Tuesday, October 25, 2011

A Note on "Radical Subjectivism" and Equilibrium Tendency

Lachmann and Shackle, the so-called "radical subjectivists", claimed that the fact that we live in a "kaleidic" world, where consumer preferences, the supply of consumer and producer goods of various orders, and technological possibilities constantly change, renders the future essentially unpredictable, hence not ruling out as a logical impossibility a scenario in which the majority of entrepreneurs consistently fail to anticipate and meet the demands of the consuming public. In other words, these authors contend, there can be no purely logical argument for the claim that there exists a market tendency towards equilibrium - its existence or non-existence is a matter of historical observation and institutional analysis.

I have the following to say contra this argument: there can be no market without the exchange of consumer goods, from which it follows that there can be no market without the existence of capital goods needed to produce the aforesaid consumer goods. However, even in the most primitive economy the continued existence of capital goods presupposes their necessarily time-consuming assembly and maintenance, which in turn presuppose a requisite, even if minimal, degree of preference stability and correctness of entrepreneurial foresight (otherwise how could the funds needed to create and maintain these capital goods be obtained in the first place?).

I suppose that at this point one might object by suggesting that very primitive capital goods can be created and conserved single-handedly, outside of the nexus of the division of labor. However, to the extent that one fails to utilize these capital goods for the satisfaction of the preferences of one's fellow human beings (i.e., uses them to produce final goods that nobody wants to purchase), they cannot be regarded as goods at all, and, a fortiori, under such conditions we cannot talk about the existence of any market (defined as a nexus of voluntary exchange) in the first place.

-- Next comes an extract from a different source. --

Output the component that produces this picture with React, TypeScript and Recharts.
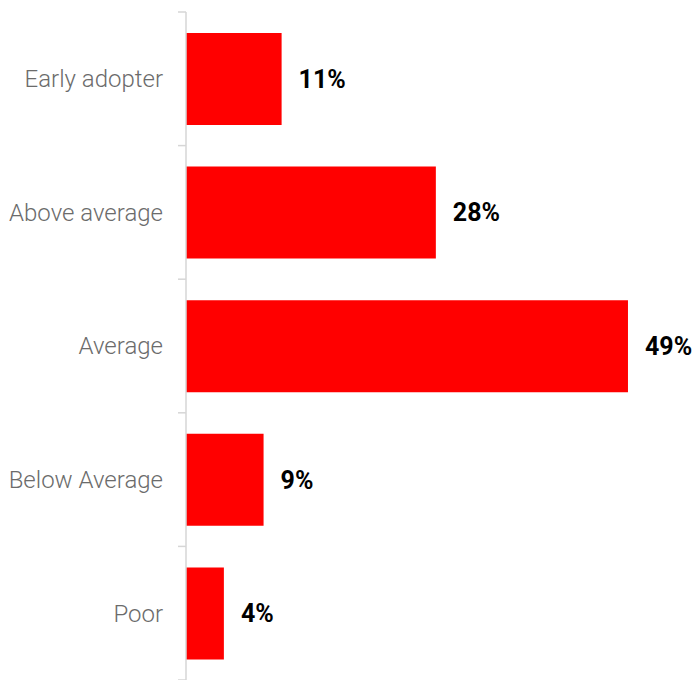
import React from 'react';
import { BarChart, Bar, XAxis, YAxis, LabelList } from 'recharts';

const categories = ['Early adopter', 'Above average', 'Average', 'Below Average', 'Poor'];
const shares = [10.6, 27.7, 49.0, 8.6, 4.2];

const data = categories.map((name, i) => ({ name, value: shares[i] }));

const W = 694;
const H = 680;
const TOP = 12;
const BAND = (H - TOP) / categories.length;
const AXIS_COLOR = '#d6d6d6';

const CategoryTick = (props: any) => {
  const { x, y, payload, index } = props;
  const lx = x + 15;
  return (
    <g>
      <line x1={lx} x2={lx + 8} y1={y - BAND / 2} y2={y - BAND / 2} stroke={AXIS_COLOR} strokeWidth={1.5} />
      {index === categories.length - 1 && (
        <line x1={lx} x2={lx + 8} y1={y + BAND / 2} y2={y + BAND / 2} stroke={AXIS_COLOR} strokeWidth={1.5} />
      )}
      <text
        x={x}
        y={y}
        dy="0.35em"
        textAnchor="end"
        fill="#6b6b6b"
        fontFamily="Roboto"
        fontWeight={300}
        fontSize={24}
      >
        {payload.value}
      </text>
    </g>
  );
};

export default function App() {
  return (
    <div style={{ position: 'absolute', left: 0, top: 0 }}>
      <BarChart
        width={W}
        height={H}
        data={data}
        layout="vertical"
        margin={{ top: TOP, right: 57, bottom: 0, left: 0 }}
      >
        <XAxis type="number" domain={[0, 50]} hide />
        <YAxis
          type="category"
          dataKey="name"
          width={186}
          tickSize={8}
          tickMargin={15}
          tickLine={false}
          axisLine={{ stroke: AXIS_COLOR, strokeWidth: 1.5 }}
          tick={<CategoryTick />}
          interval={0}
        />
        <Bar dataKey="value" fill="#ff0000" barSize={92} isAnimationActive={false}>
          <LabelList
            dataKey="value"
            position="right"
            offset={17}
            formatter={(v: any) => `${Math.round(Number(v))}%`}
            fill="#000"
            fontFamily="Roboto"
            fontWeight={700}
            fontSize={25}
          />
        </Bar>
      </BarChart>
    </div>
  );
}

To conclude, even though I do not deny that it is not a logical impossibility that the world could be so kaleidic that the purposive agents inhabiting it would fail to engage in any mutually beneficial exchanges, I claim that as soon as we stipulate that some exchanges of this kind do in fact take place (as Lachmann and Shackle do insofar as they refer to the market environment), we need to acknowledge that there is an equilibrium tendency necessarily built into the socioeconomic system within which they occur. In other words, there is certainly nothing logically necessary about the existence of markets (and by the same token competent entrepreneurs), but it is, I contend, a logically necessary truth that any actually existing market displays a tendency towards equilibrium, or else it disintegrates and disappears by turning from a nexus of exchange into that of non-exchange.